Трюмо подарил Красноперову ржавый гвоздь.
— Это необычный гвоздь, — сказал Трюмо, — это — личная вещь Бунина. Этим гвоздем Бунин нацарапал слово «жопа» под окнами Мережковского. Бунина рассердило, что Дмитрий Сергеевич прославляет Муссолини.
На листе картона было выведено зеленым фломастером:
«СВЕЖИЙ ЛЕЩЬ»
— А почему у вас «лещ» с мягким знаком? — не отставал Красноперов.
— Какой завезли, такой и продаём, — грубовато отвечала лоточница.
Два ефрейтора <…> в руках держали кружки с пивом. Лёгкая пена опускалась на мостовую. Красноперову вдруг показалось, будто чокаются ефрейторы своими непутёвыми головами.
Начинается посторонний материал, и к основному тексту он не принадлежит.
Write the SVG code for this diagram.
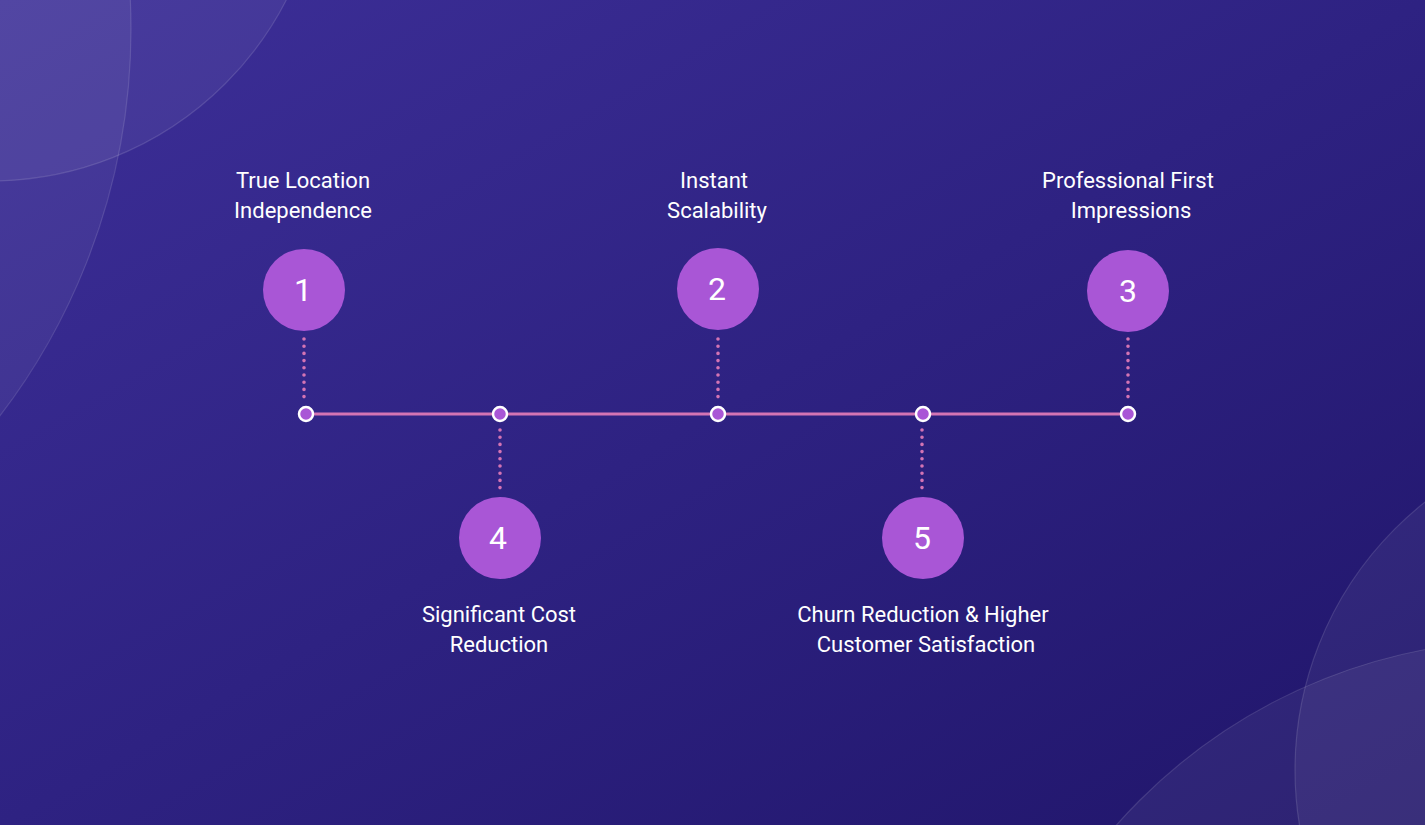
<svg xmlns="http://www.w3.org/2000/svg" width="1425" height="825" viewBox="0 0 1425 825">
<defs>
<linearGradient id="bg" x1="0" y1="0" x2="1" y2="1">
<stop offset="0" stop-color="#3d2f98"/>
<stop offset="0.5" stop-color="#2e2282"/>
<stop offset="1" stop-color="#20156a"/>
</linearGradient>
<style>
.deco{fill:#ffffff;fill-opacity:0.06;stroke:#ffffff;stroke-opacity:0.13;stroke-width:1.2}
.big{fill:#a956d6}
.num{fill:#ffffff;font-family:Roboto,"Liberation Sans",sans-serif;font-size:32px;text-anchor:middle}
.lbl{fill:#ffffff;font-family:Roboto,"Liberation Sans",sans-serif;font-size:22px;text-anchor:middle}
.dot{fill:#a956d6;stroke:#ffffff;stroke-width:2.5}
.dots{stroke:#d474b4;stroke-width:3.6;stroke-linecap:round;stroke-dasharray:0 7.2;fill:none}
.line{stroke:#d474b4;stroke-width:3;fill:none}
</style>
</defs>
<rect width="1425" height="825" fill="url(#bg)"/>
<g id="decor">
<circle class="deco" cx="-10" cy="-152" r="333"/>
<circle class="deco" cx="-505" cy="29" r="636"/>
<circle class="deco" cx="1636" cy="770" r="341"/>
<circle class="deco" cx="1527" cy="1188" r="548"/>
</g>
<g id="connectors">
<line class="line" x1="306" y1="414" x2="1128" y2="414"/>
<line class="dots" x1="304" y1="339" x2="304" y2="397"/>
<line class="dots" x1="718" y1="339" x2="718" y2="397"/>
<line class="dots" x1="1128" y1="339" x2="1128" y2="397"/>
<line class="dots" x1="500" y1="430" x2="500" y2="488"/>
<line class="dots" x1="922" y1="430" x2="922" y2="488"/>
</g>
<g id="node1">
<circle class="big" cx="304" cy="290" r="41"/>
<text class="num" x="303" y="301">1</text>
<text class="lbl" x="303" y="188">True Location</text>
<text class="lbl" x="303" y="218">Independence</text>
<circle class="dot" cx="306" cy="414" r="7"/>
</g>
<g id="node2">
<circle class="big" cx="718" cy="289" r="41"/>
<text class="num" x="717" y="300">2</text>
<text class="lbl" x="714" y="188">Instant</text>
<text class="lbl" x="717" y="218">Scalability</text>
<circle class="dot" cx="718" cy="414" r="7"/>
</g>
<g id="node3">
<circle class="big" cx="1128" cy="291" r="41"/>
<text class="num" x="1128" y="302">3</text>
<text class="lbl" x="1128" y="188">Professional First</text>
<text class="lbl" x="1131" y="218">Impressions</text>
<circle class="dot" cx="1128" cy="414" r="7"/>
</g>
<g id="node4">
<circle class="big" cx="500" cy="538" r="41"/>
<text class="num" x="498" y="549">4</text>
<text class="lbl" x="499" y="622">Significant Cost</text>
<text class="lbl" x="499" y="652">Reduction</text>
<circle class="dot" cx="500" cy="414" r="7"/>
</g>
<g id="node5">
<circle class="big" cx="923" cy="538" r="41"/>
<text class="num" x="922" y="549">5</text>
<text class="lbl" x="923" y="622">Churn Reduction &amp; Higher</text>
<text class="lbl" x="926" y="652">Customer Satisfaction</text>
<circle class="dot" cx="923" cy="414" r="7"/>
</g>
</svg>
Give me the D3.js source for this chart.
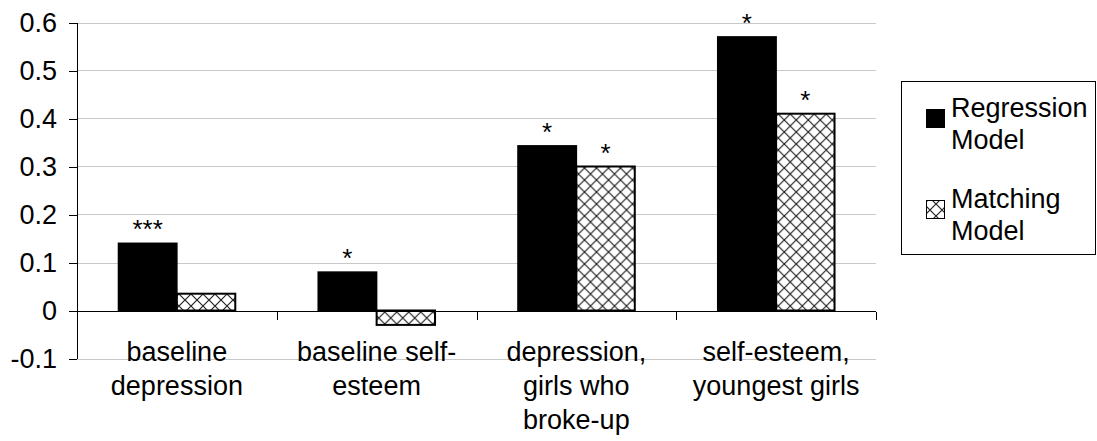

Мужчина, нетрезвый, как ртуть…
Вечером Красноперов брёл по залитому светом Невскому. <…>
В холле ресторана было прохладно от зеркал. Девушка в малиновых брюках красила ресницы. Красноперов бегло сосчитал — их оказалось девять. <…>
Красноперов оглядел помещение и вздрогнул. Алюминиевый номерок, звякнув, покатился к выходу.
Возле пальмы сидела артистка Лорен. Жан Маре протягивал ей сигареты. Бельмондо разглядывал деревянную матрёшку. Ив Монтан сосредоточенно штопал замшевый пиджак. Анук Эме с Кардинале ели харчо из одной тарелки.
Ошеломлённый филолог приблизился к столу.
— Экстраординаре, — закричала Софи Лорен, — какая встреча! А мы на фестиваль прилетели. Хочешь контрамарку в первый ряд?
— Кривляка, — фыркнула Эме.
— Заметь, — шепнула нашему герою Кардинале, — Сонька туфли разула. Мозоли у ней — это страшное дело!
— Интересно, где здесь могила Евтушенко? — спросил Бельмондо.
— Нет ли трёшки до среды? — поинтересовался Монтан.
— Что сегодня по телевизору? — задал вопрос Жан Маре.
Красноперов поднял руки и отчаянно воскликнул:
— Где это я? Где?!
— Рифмуй, — пикантно ответил ему грубиян Бельмондо.